People v Morillo (Mariano)

Appellate Term, Second Department Published by New York State Law Reporting Bureau pursuant to Judiciary Law § 431.

This opinion is uncorrected and will not be published in the printed Official Reports.

Decided on May 12, 2011

PRESENT: NICOLAI, P.J., TANENBAUM and LaCAVA, JJ

ORDERED that the judgment of conviction is affirmed.

On September 22, 2008, defendant was charged with criminal contempt in the second degree (Penal Law § 215.50). Defendant was initially released on his own recognizance. However, after violating certain conditions of his release, defendant was incarcerated on April 3, 2009. During the plea colloquy, on July 14, 2009, defendant informed the court of his innocence and that he had to get out of jail to take care of his family.

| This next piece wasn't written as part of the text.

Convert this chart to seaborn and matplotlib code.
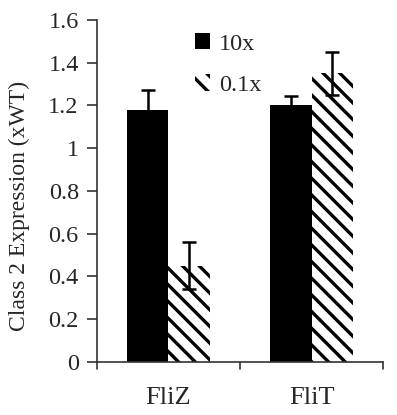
import matplotlib
matplotlib.use("Agg")
import matplotlib.pyplot as plt
import seaborn as sns
import pandas as pd
import numpy as np
from matplotlib.patches import Patch

categories = ["FliZ", "FliT"]
series = ["10x", "0.1x"]
values_10x = [1.18, 1.20]
values_01x = [0.45, 1.35]
err_10x = [0.09, 0.045]
err_01x = [0.11, 0.10]
yticks = [0, 0.2, 0.4, 0.6, 0.8, 1, 1.2, 1.4, 1.6]
ytick_labels = ["0", "0.2", "0.4", "0.6", "0.8", "1", "1.2", "1.4", "1.6"]

sns.set_style("white")
plt.rcParams["font.family"] = ["Liberation Serif", "DejaVu Serif"]
plt.rcParams["hatch.linewidth"] = 2.4
plt.rcParams["hatch.color"] = "black"

df = pd.DataFrame({
    "cat": categories * 2,
    "series": [series[0]] * 2 + [series[1]] * 2,
    "val": values_10x + values_01x,
})

fig = plt.figure(figsize=(3.97, 4.15), dpi=100)
ax = fig.add_axes([0.244, 0.128, 0.721, 0.824])

sns.barplot(data=df, x="cat", y="val", hue="series", order=categories,
            hue_order=series, palette=["black", "white"], errorbar=None,
            width=0.575, ax=ax, legend=False, saturation=1)

HATCH = "\\\\"
for patch in ax.patches[2:4]:
    patch.set_hatch(HATCH)
    patch.set_edgecolor("black")
    patch.set_linewidth(0)
for patch in ax.patches[0:2]:
    patch.set_edgecolor("black")
    patch.set_linewidth(0)

allvals = [values_10x, values_01x]
allerrs = [err_10x, err_01x]
for i, patch_group in enumerate([ax.patches[0:2], ax.patches[2:4]]):
    xs = [p.get_x() + p.get_width() / 2 for p in patch_group]
    ax.errorbar(xs, allvals[i], yerr=allerrs[i], fmt="none", ecolor="black",
                elinewidth=1.8, capsize=5, capthick=1.8, zorder=5)

ax.set_ylim(0, 1.6)
ax.set_xlim(-0.5, 1.5)
ax.set_yticks(yticks)
ax.set_yticklabels(ytick_labels)
ax.set_xticks([0, 1])
ax.set_xticklabels(categories)
ax.set_xlabel("")
ax.set_ylabel("Class 2 Expression (xWT)", fontsize=17)
ax.yaxis.set_label_coords(-0.235, 0.455)
ax.tick_params(axis="y", labelsize=17.5, length=7, width=1.2, direction="out",
               left=True, color="#333333", pad=6)
ax.tick_params(axis="x", labelsize=19, length=0, pad=18)
for xb in [-0.5, 0.5, 1.5]:
    ax.plot([xb, xb], [0, -0.035], color="#333333", lw=1.2, clip_on=False,
            transform=ax.transData)

for s in ["top", "right"]:
    ax.spines[s].set_visible(False)
for s in ["left", "bottom"]:
    ax.spines[s].set_color("#333333")
    ax.spines[s].set_linewidth(1.2)

handles = [Patch(facecolor="black", edgecolor="black", linewidth=0, label=series[0]),
           Patch(facecolor="white", edgecolor="black", linewidth=0, hatch=HATCH, label=series[1])]
ax.legend(handles=handles, loc="upper left", bbox_to_anchor=(0.265, 1.025),
          frameon=False, fontsize=17.5, handlelength=0.65, handleheight=0.65,
          handletextpad=0.35, labelspacing=0.8)

fig.savefig("out.png", dpi=100)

The City Court declined to accept defendant's plea and put the case back on the calendar to be recalled later in the afternoon. That afternoon, an extensive plea colloquy was conducted and defendant admitted to the court, without any suggestion of reluctance, that he had violated a Family Court order of protection. Defendant was also advised of his right to remain silent, and to have a trial, including a jury. The court then accepted defendant's guilty plea and sentenced him to time served.

Defendant contends that his plea was coerced because he was incarcerated while awaiting trial and he could only get out of jail by pleading guilty. Upon a review of the record, we find that the City Court satisfied its duty of ensuring that defendant's plea was knowing and voluntary (see People v Lopez, 71 NY2d 662, 666 [1998]; People v Ocasio, 265 AD2d 675, 678 [1999]). The record does not demonstrate that defendant was threatened by the court, the People or defense counsel to plead guilty. The fact that defendant pleaded guilty to avoid remaining incarcerated while awaiting trial did not render his plea coerced (see People v Thompkins, 233 AD2d 759, 761 [1996]). It is evident that defendant chose between two alternative courses of action (see People v Legault, 180 AD2d 912, 913 [1992]). The responses defendant gave to the court's inquiries, after defendant had earlier proclaimed his innocence, removed all doubt about his guilt and the voluntariness of his plea (see Lopez, 71 NY2d at 666; Ocasio, 265 AD2d at 678).

Accordingly, the judgment convicting defendant of criminal contempt in the second degree is affirmed.

Nicolai, P.J., Tanenbaum and LaCava, JJ., concur.